I have for the past three days been traversing the nooks and crannies of the Legon campus of the Ghana Premier University, with my eighteen-year-old daughter looking for lodgings to no avail.
We were joined by other parents and students who were in a similar fix. The sight of these seventeen and eighteen-year-old S.H.S students who have been freshly qualified to enter the premier university miserably gallivanting from hall to hall was galling and a sight to behold.
Along the line, we went to the Liman Hall, Frances Sey Hall, Jean Aka Hall, Alex Kwapong and Jubilee Hall seeking out the hall masters who had judiciously disappeared from their various offices. I and my formidable colleague, Mary Mensah of the Daily Graphic also interacted with the head of the Legon I.C.T. centre.
Two fresh-faced young girls, who had noticed our determination to get to grips with this Legon imbroglio tagged along as we signed the various Hall application request books.
Our information indicates that there were Eleven Thousand (11,000) students for accommodation and what the universities had to offer was One Thousand nine hundred (1,900) beds. The complicated situation started just a week after the release of the Legon admission list.
The admitted students were told to go to the Legon online admission link or portal after paying their school fees for admission to the various halls.
Few minutes after the opening of the online portal the message flashed to the thousands of expectant students that the halls – both the traditional halls and the new halls were full and most of the fresh students had not secured the requisite accommodation.
A former colleague who logged in for her `daughter found to her consternation that three minutes after the portals were opened, the halls were full and parents were left to their own designs of how to get their children accommodated.
Information gleaned from the IT department of the school indicated that Eleven Thousand (11,000) students were chasing after One thousand nine hundred (1,900) beds.
The traditional halls of the university include Commonwealth, Akuafo Hall, Mensah Sarbah, and Volta with the new halls being Elizabeth Frances Sey, Jean Aka Hall, Alex Kwapong, Hilla Liman and Jubilee Hall.
I stutter and shudder to think of what would happen next year when the free Senior High School students hit the campus.
Over the years there used to be this policy of first in, out, out and in for the students and this was to help the young students to get to grips with the workings of the university and become attuned before moving out to seek other sources of accommodation.
Today, there is no policy and an “APRIL FOOL” sort of policy of online application exists and only a few students enjoy from this system.
In fact, the policy had been discarded since 2009.
What we later found out there was some policy of in, in, in and in prevailing. The rest of the students managed to find accommodation through the very huge protocol system, patronage, bribery, hostel and other nefarious schemes.
It is a “Mafia system”. One girl told us that her father, a Member of Parliament had told her in July of this year that he had secured accommodation for her. One politician told my colleague that she should have seen him earlier and that they had used up their protocol allocation.
During the first day of orientation, one young man approached me and offered me a bed for sale at 3,700 Ghana Cedis.
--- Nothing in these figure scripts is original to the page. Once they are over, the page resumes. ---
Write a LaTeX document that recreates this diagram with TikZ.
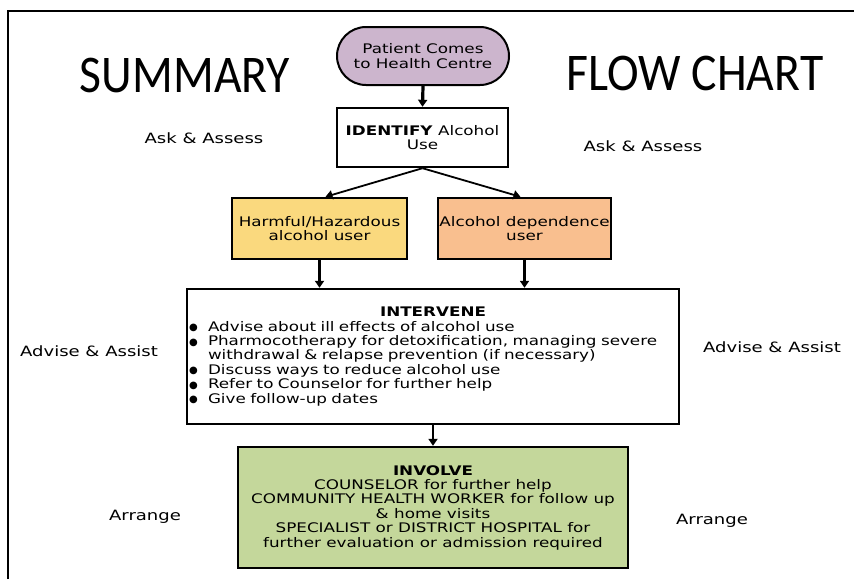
\documentclass[tikz,border=0pt]{standalone}
\usepackage{fontspec}
\setmainfont{DejaVu Sans}[FakeStretch=1.27]
\newfontfamily\plainfont{DejaVu Sans}
\newfontfamily\titlefont{Carlito}[FakeStretch=0.9]
\usetikzlibrary{arrows.meta,shapes.misc}
\setlength{\parindent}{0pt}
\definecolor{ovalfill}{RGB}{204,181,205}
\definecolor{harmfill}{RGB}{250,217,126}
\definecolor{depfill}{RGB}{249,191,143}
\definecolor{invfill}{RGB}{196,215,155}
\newcommand{\bul}{\makebox[19pt][l]{\plainfont\fontsize{10}{10}\selectfont\raisebox{0.5pt}{●}}}
\tikzset{
  boxbase/.style={draw=black, line width=2.4pt, inner sep=0pt, align=center,
    font=\fontsize{13.2}{14.4}\selectfont},
  ovalbox/.style={boxbase, rounded rectangle, fill=ovalfill, minimum width=172pt, minimum height=58pt, line width=2pt},
  plainbox/.style={boxbase, rectangle},
  sidelabel/.style={font=\fontsize{14.2}{16}\selectfont, inner sep=0pt},
  titletext/.style={font=\titlefont\fontsize{53}{53}\selectfont, inner sep=0pt, anchor=base},
  arr/.style={line width=2.2pt, -{Triangle[width=9pt,length=7pt]}},
  thinarr/.style={line width=1.8pt, -{Triangle[width=9pt,length=7pt]}}
}
\begin{document}
\begin{tikzpicture}[x=1pt,y=-1pt]
\useasboundingbox (0,0) rectangle (854,579);
% frame
\draw[line width=2pt] (8,579) -- (8,11) -- (854,11);
% titles
\node[titletext] (t1) at (185,92) {SUMMARY};
\node[titletext] (t2) at (695,90) {FLOW CHART};
% boxes
\node[ovalbox] (start) at (423,56) {Patient Comes\\to Health Centre};
\node[plainbox, minimum width=171pt, minimum height=59pt] (id) at (422.5,137.5) {\textbf{IDENTIFY} Alcohol\\Use};
\node[plainbox, fill=harmfill, minimum width=175pt, minimum height=61pt] (harm) at (319.5,228.5) {Harmful/Hazardous\\alcohol user};
\node[plainbox, fill=depfill, minimum width=173pt, minimum height=61pt] (dep) at (524.5,228.5) {Alcohol dependence\\user};
\node[plainbox, minimum width=492pt, minimum height=135pt, text width=488pt, align=left] (iv) at (433,356.5) {%
{\centering\bfseries INTERVENE\par}%
\bul\mbox{Advise about ill effects of alcohol use}\par
\bul\mbox{Pharmocotherapy for detoxification, managing severe}\par
\hspace*{19pt}\mbox{withdrawal \& relapse prevention (if necessary)}\par
\bul\mbox{Discuss ways to reduce alcohol use}\par
\bul\mbox{Refer to Counselor for further help}\par
\bul\mbox{Give follow-up dates}\par\vspace{3pt}};
\node[plainbox, fill=invfill, minimum width=390pt, minimum height=121pt] (inv) at (433,507.5) {%
\textbf{INVOLVE}\\COUNSELOR for further help\\COMMUNITY HEALTH WORKER for follow up\\\& home visits\\SPECIALIST or DISTRICT HOSPITAL for\\further evaluation or admission required};
% side labels
\node[sidelabel] (la1) at (204,138) {Ask \& Assess};
\node[sidelabel] (ra1) at (643,146) {Ask \& Assess};
\node[sidelabel] (la2) at (89,351) {Advise \& Assist};
\node[sidelabel] (ra2) at (772,347) {Advise \& Assist};
\node[sidelabel] (la3) at (145,517) {Arrange};
\node[sidelabel] (ra3) at (712,521) {Arrange};
% connectors
\draw[arr, line width=3.2pt] (start.south) -- (id.north);
\draw[thinarr] (id.south) -- ([xshift=6pt]harm.north);
\draw[thinarr] (id.south) -- ([xshift=-4pt]dep.north);
\draw[arr] (harm.south) -- (harm.south |- iv.north);
\draw[arr] (dep.south) -- (dep.south |- iv.north);
\draw[arr] (iv.south) -- (inv.north);
\end{tikzpicture}
\end{document}
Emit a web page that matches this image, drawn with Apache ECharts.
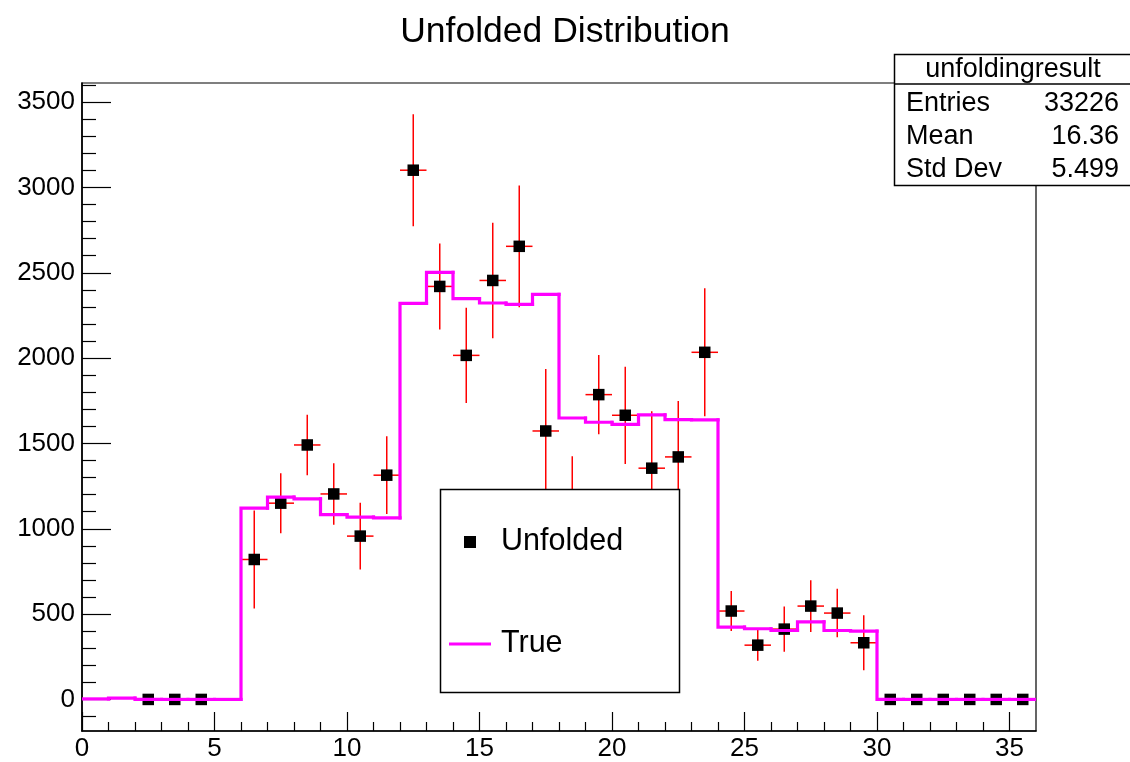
<!DOCTYPE html>
<html><head><meta charset="utf-8">
<script src="https://cdn.jsdelivr.net/npm/echarts@6/dist/echarts.min.js"></script>
<style>html,body{margin:0;padding:0;background:#fff}#c{width:1130px;height:762px}</style>
</head><body><div id="c"></div>
<script>
// ---- data ----
const binCenters = [0.5,1.5,2.5,3.5,4.5,5.5,6.5,7.5,8.5,9.5,10.5,11.5,12.5,13.5,14.5,15.5,16.5,17.5,
                    18.5,19.5,20.5,21.5,22.5,23.5,24.5,25.5,26.5,27.5,28.5,29.5,30.5,31.5,32.5,33.5,34.5,35.5];
const unfolded = [null,null,0,0,0,null,820,1150,1491,1204,957,1314,3101,2420,2016,2455,2655,1573,
                  1140,1786,1665,1355,1421,2034,518,318,412,547,506,332,0,0,0,0,0,0];
const unfoldedErr = [0,0,0,0,0,0,287,176,177,180,195,228,328,252,279,338,357,363,
                     285,232,285,334,328,375,117,91,132,152,142,161,0,0,0,0,0,0];
const trueVals = [3,8,0,0,0,0,1121,1185,1175,1083,1068,1064,2321,2502,2348,2323,2315,2374,
                  1649,1624,1612,1667,1639,1638,424,414,404,455,404,400,0,0,0,0,0,0];
const xTickLabels = [0,5,10,15,20,25,30,35];
const yTickLabels = [0,500,1000,1500,2000,2500,3000,3500];
const titleText = 'Unfolded Distribution';
const statsTitle = 'unfoldingresult';
const statsNames = ['Entries','Mean','Std Dev'];
const statsValues = ['33226','16.36','5.499'];
const legendNames = ['Unfolded','True'];

// ---- chart ----
const FONT = '"Liberation Sans", Arial, Helvetica, sans-serif';
const X_MIN = 0, X_MAX = 36, Y_MIN = -185, Y_MAX = 3612;
const halfBin = 0.5;

const minorX = [];
for (let v = 1; v < X_MAX; v++) if (v % 5 !== 0) minorX.push(v);
const minorY = [];
for (let v = -100; v <= 3600; v += 100) if (v % 500 !== 0) minorY.push(v);

const errData = [];
const ptData = [];
binCenters.forEach((x, i) => {
  if (unfolded[i] === null) return;
  ptData.push([x, unfolded[i]]);
  if (unfoldedErr[i] > 0) errData.push([x, unfolded[i], unfoldedErr[i]]);
});
// histogram step items: [bin center, content, previous bin content]
const stepData = binCenters.map((x, i) => [x, trueVals[i], i > 0 ? trueVals[i - 1] : trueVals[i]]);

const chart = echarts.init(document.getElementById('c'), null, {renderer: 'canvas'});
const black = '#000';
const MAGENTA = '#ff00ff';
const majorAxisCommon = {
  type: 'value', splitLine: {show: false},
  axisLine: {show: true, onZero: false, lineStyle: {color: black, width: 1.6}}
};
const statsRowY = [104, 137, 170];
const STATS_FONT = '27px ' + FONT;

chart.setOption({
  animation: false,
  backgroundColor: '#fff',
  title: {
    text: titleText, left: 'center', top: 9,
    textStyle: {fontSize: 35.5, fontWeight: 'normal', fontFamily: FONT, color: black}
  },
  grid: {left: 82, top: 83, right: 94, bottom: 30, show: true, borderColor: black, borderWidth: 1.2, containLabel: false},
  xAxis: [
    Object.assign({}, majorAxisCommon, {
      min: X_MIN, max: X_MAX, position: 'bottom',
      axisTick: {show: true, inside: true, length: 19, customValues: xTickLabels, lineStyle: {color: black, width: 1.2}},
      axisLabel: {customValues: xTickLabels, fontSize: 26, fontFamily: FONT, color: black, margin: 5,
                  formatter: v => String(v)}
    }),
    {
      type: 'value', min: X_MIN, max: X_MAX, position: 'bottom', splitLine: {show: false},
      axisLine: {show: false, onZero: false},
      axisTick: {show: true, inside: true, length: 9, customValues: minorX, lineStyle: {color: black, width: 1.2}},
      axisLabel: {show: false}
    }
  ],
  yAxis: [
    Object.assign({}, majorAxisCommon, {
      min: Y_MIN, max: Y_MAX, position: 'left',
      axisTick: {show: true, inside: true, length: 29, customValues: yTickLabels, lineStyle: {color: black, width: 1.2}},
      axisLabel: {customValues: yTickLabels, fontSize: 26, fontFamily: FONT, color: black, margin: 7,
                  formatter: v => String(v)}
    }),
    {
      type: 'value', min: Y_MIN, max: Y_MAX, position: 'left', splitLine: {show: false},
      axisLine: {show: false, onZero: false},
      axisTick: {show: true, inside: true, length: 14, customValues: minorY, lineStyle: {color: black, width: 1.2}},
      axisLabel: {show: false}
    }
  ],
  legend: {
    data: [
      {name: legendNames[0], icon: 'path://M0,0H10V10H0Z'},
      {name: legendNames[1], icon: 'path://M0,0H42V3.2H0Z'}
    ],
    orient: 'vertical', left: 449, top: 524, padding: 0,
    itemWidth: 42, itemHeight: 12, itemGap: 66, selectedMode: false, z: 60,
    textStyle: {fontSize: 30.5, fontFamily: FONT, color: black, lineHeight: 36, padding: [0, 0, 0, 5]}
  },
  graphic: [
    {type: 'rect', z: 50, shape: {x: 440.5, y: 489.5, width: 239, height: 203},
     style: {fill: '#fff', stroke: black, lineWidth: 1.5}},
    {type: 'rect', z: 50, shape: {x: 894.5, y: 54.5, width: 240, height: 131},
     style: {fill: '#fff', stroke: black, lineWidth: 1.5}},
    {type: 'line', z: 51, shape: {x1: 894.5, y1: 84, x2: 1130, y2: 84}, style: {stroke: black, lineWidth: 1.5}},
    {type: 'text', z: 52, x: 1013, y: 70,
     style: {text: statsTitle, font: STATS_FONT, fill: black, textAlign: 'center', textVerticalAlign: 'middle'}}
  ].concat(statsNames.map((n, i) => ({
    type: 'text', z: 52, x: 906, y: statsRowY[i],
    style: {text: n, font: STATS_FONT, fill: black, textAlign: 'left', textVerticalAlign: 'middle'}
  }))).concat(statsValues.map((v, i) => ({
    type: 'text', z: 52, x: 1119, y: statsRowY[i],
    style: {text: v, font: STATS_FONT, fill: black, textAlign: 'right', textVerticalAlign: 'middle'}
  }))),
  series: [
    {
      type: 'custom', name: 'errors', xAxisIndex: 0, yAxisIndex: 0, z: 2, silent: true, clip: true,
      data: errData,
      renderItem: function (params, api) {
        const x = api.value(0), v = api.value(1), e = api.value(2);
        const t = api.coord([x, v + e]), b = api.coord([x, v - e]);
        const l = api.coord([x - halfBin, v]), r = api.coord([x + halfBin, v]);
        const st = {stroke: '#ff0000', lineWidth: 1.5};
        return {type: 'group', children: [
          {type: 'line', shape: {x1: t[0], y1: t[1], x2: b[0], y2: b[1]}, style: st},
          {type: 'line', shape: {x1: l[0], y1: l[1], x2: r[0], y2: r[1]}, style: st}
        ]};
      }
    },
    {
      type: 'scatter', name: legendNames[0], xAxisIndex: 0, yAxisIndex: 0, z: 3,
      data: ptData, symbol: 'rect', symbolSize: 11.5, itemStyle: {color: black, opacity: 1}
    },
    {
      type: 'custom', name: legendNames[1], xAxisIndex: 0, yAxisIndex: 0, z: 4, silent: true, clip: true,
      itemStyle: {color: MAGENTA},
      data: stepData,
      renderItem: function (params, api) {
        const x = api.value(0), v = api.value(1), pv = api.value(2);
        const p0 = api.coord([x - halfBin, pv]);
        const p1 = api.coord([x - halfBin, v]);
        const p2 = api.coord([x + halfBin, v]);
        return {
          type: 'polyline',
          shape: {points: [p0, p1, p2]},
          style: {stroke: MAGENTA, fill: null, lineWidth: 3.2, lineCap: 'square', lineJoin: 'miter'}
        };
      }
    }
  ]
});
</script>
</body></html>
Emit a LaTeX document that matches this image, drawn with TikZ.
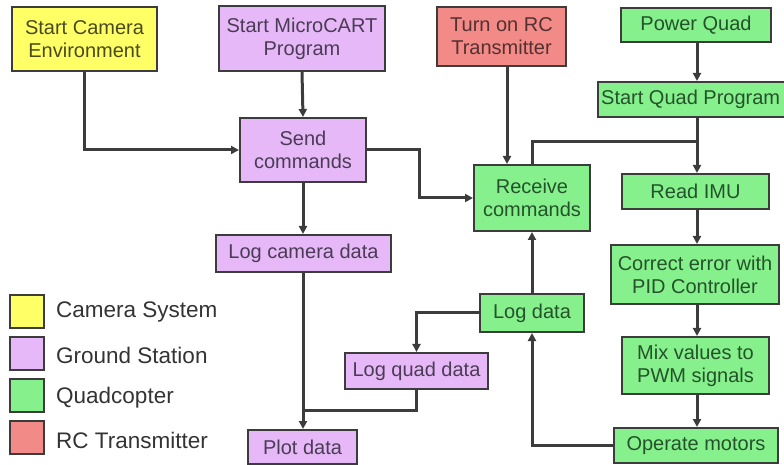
\documentclass[tikz,border=0pt]{standalone}
\usepackage{fontspec}
\setmainfont{Liberation Sans}
\usetikzlibrary{arrows.meta}
\definecolor{cyel}{HTML}{FFFF66}
\definecolor{cpur}{HTML}{E6B8F7}
\definecolor{cgrn}{HTML}{86F08C}
\definecolor{cred}{HTML}{F28A88}
\definecolor{cline}{HTML}{3C3C3C}
\definecolor{tgrn}{HTML}{24522A}
\definecolor{tpur}{HTML}{4A3C55}
\definecolor{tyel}{HTML}{4A4A20}
\definecolor{tred}{HTML}{553030}
\begin{document}
\begin{tikzpicture}[x=1bp,y=-1bp,
  box/.style={draw=cline,line width=2bp,rectangle,inner sep=0pt,align=center,
    font=\fontsize{20bp}{23bp}\selectfont},
  yel/.style={box,fill=cyel,text=tyel},
  pur/.style={box,fill=cpur,text=tpur},
  grn/.style={box,fill=cgrn,text=tgrn},
  red/.style={box,fill=cred,text=tred},
  sz/.style 2 args={minimum width=#1bp,minimum height=#2bp},
  conn/.style={draw=cline,line width=3bp},
  arr/.style={conn,-{Triangle[length=8bp,width=8bp]}},
  leg/.style={draw=cline,line width=2bp,minimum width=34bp,minimum height=33bp,inner sep=0pt},
  legt/.style={anchor=west,text=black!80,font=\fontsize{22.5bp}{26bp}\selectfont,inner sep=0pt}]
\useasboundingbox (0,0) rectangle (784,465);
\begin{scope}
\clip (0,0) rectangle (784,465);
% nodes
\node[yel,sz={145}{64}] (cam) at (84.5,39) {Start Camera\\Environment};
\node[pur,sz={166}{65}] (mc) at (302,38.5) {Start MicroCART\\Program};
\node[red,sz={129}{59}] (rc) at (501.5,36.5) {Turn on RC\\Transmitter};
\node[grn,sz={150}{34}] (pq) at (696,25) {Power Quad};
\node[grn,sz={210}{35},anchor=west] (sqp) at (597,99.5) {};
\node[anchor=west,inner sep=0pt,text=tgrn,font=\fontsize{20bp}{23bp}\selectfont] (sqpt) at (601,99.5) {Start Quad Program};
\node[pur,sz={126}{64}] (send) at (303,150) {Send\\commands};
\node[grn,sz={116}{66}] (recv) at (532,198) {Receive\\commands};
\node[grn,sz={147}{35}] (imu) at (695.5,191.5) {Read IMU};
\node[pur,sz={175}{37}] (lcam) at (303.5,253.5) {Log camera data};
\node[grn,sz={168}{59}] (pid) at (695,274.5) {Correct error with\\PID Controller};
\node[grn,sz={104}{38}] (ldata) at (532,313) {Log data};
\node[pur,sz={143}{36}] (lquad) at (416.5,371) {Log quad data};
\node[grn,sz={147}{57}] (mix) at (695.5,365.5) {Mix values to\\PWM signals};
\node[pur,sz={109}{34}] (plot) at (302.5,447) {Plot data};
\node[grn,sz={164}{35}] (op) at (696,445.5) {Operate motors};
% legend
\node[leg,fill=cyel] (l1) at (27,311.5) {};
\node[leg,fill=cpur] (l2) at (27,353.5) {};
\node[leg,fill=cgrn] (l3) at (27,395.5) {};
\node[leg,fill=cred] (l4) at (27,437.5) {};
\node[legt] (t1) at (56,312) {Camera System};
\node[legt] (t2) at (56,355) {Ground Station};
\node[legt] (t3) at (56,398) {Quadcopter};
\node[legt] (t4) at (56,440) {RC Transmitter};
% coordinates
\coordinate (j1) at (697,142);
\coordinate (j2) at (303,410);
% connectors
\draw[arr] (cam.south) |- (send.west);
\draw[arr] (mc.south) -- (send.north);
\draw[arr] (send.east) -- (419,150) |- (recv.west);
\draw[arr] (rc.south -| 507,0) -- (recv.north -| 507,0);
\draw[arr] (pq.south -| 697,0) -- (sqp.north -| 697,0);
\draw[arr] (sqp.south -| 697,0) -- (imu.north -| 697,0);
\draw[conn] (j1) -| (recv.north);
\draw[arr] (send.south) -- (lcam.north -| send.south);
\draw[arr] (lcam.south -| 303,0) -- (plot.north -| 303,0);
\draw[conn] (lquad.south) |- (j2);
\draw[arr] (ldata.west) -| (lquad.north);
\draw[arr] (ldata.north) -- (recv.south);
\draw[arr] (op.west) -| (ldata.south);
\draw[arr] (imu.south -| 697,0) -- (pid.north -| 697,0);
\draw[arr] (pid.south -| 697,0) -- (mix.north -| 697,0);
\draw[arr] (mix.south -| 697,0) -- (op.north -| 697,0);
\end{scope}
\end{tikzpicture}
\end{document}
I told him to move away. In the interim, we are looking at other very expensive hostels nearby. The young lady has therefore got to traverse from her abode at the block factory area near the West Hills Mall to Legon Campus each day to attend classes.
These questions need some answers.
- Why shouldn’t the University have a better and proper policy in place than this trickery of online application for admissions to the various halls? It breeds in it wake corruption, bribery and other abuses.
- What will happen in the 20/21 academic year when the Free S.H.S students come on board? A better well-planned system should be in place before then.
- Why are more hostels not being built and why is the university still intent on its obnoxious policy of taking over the private hostels on its lands after the fifteen years period given them to build and operate the hostels?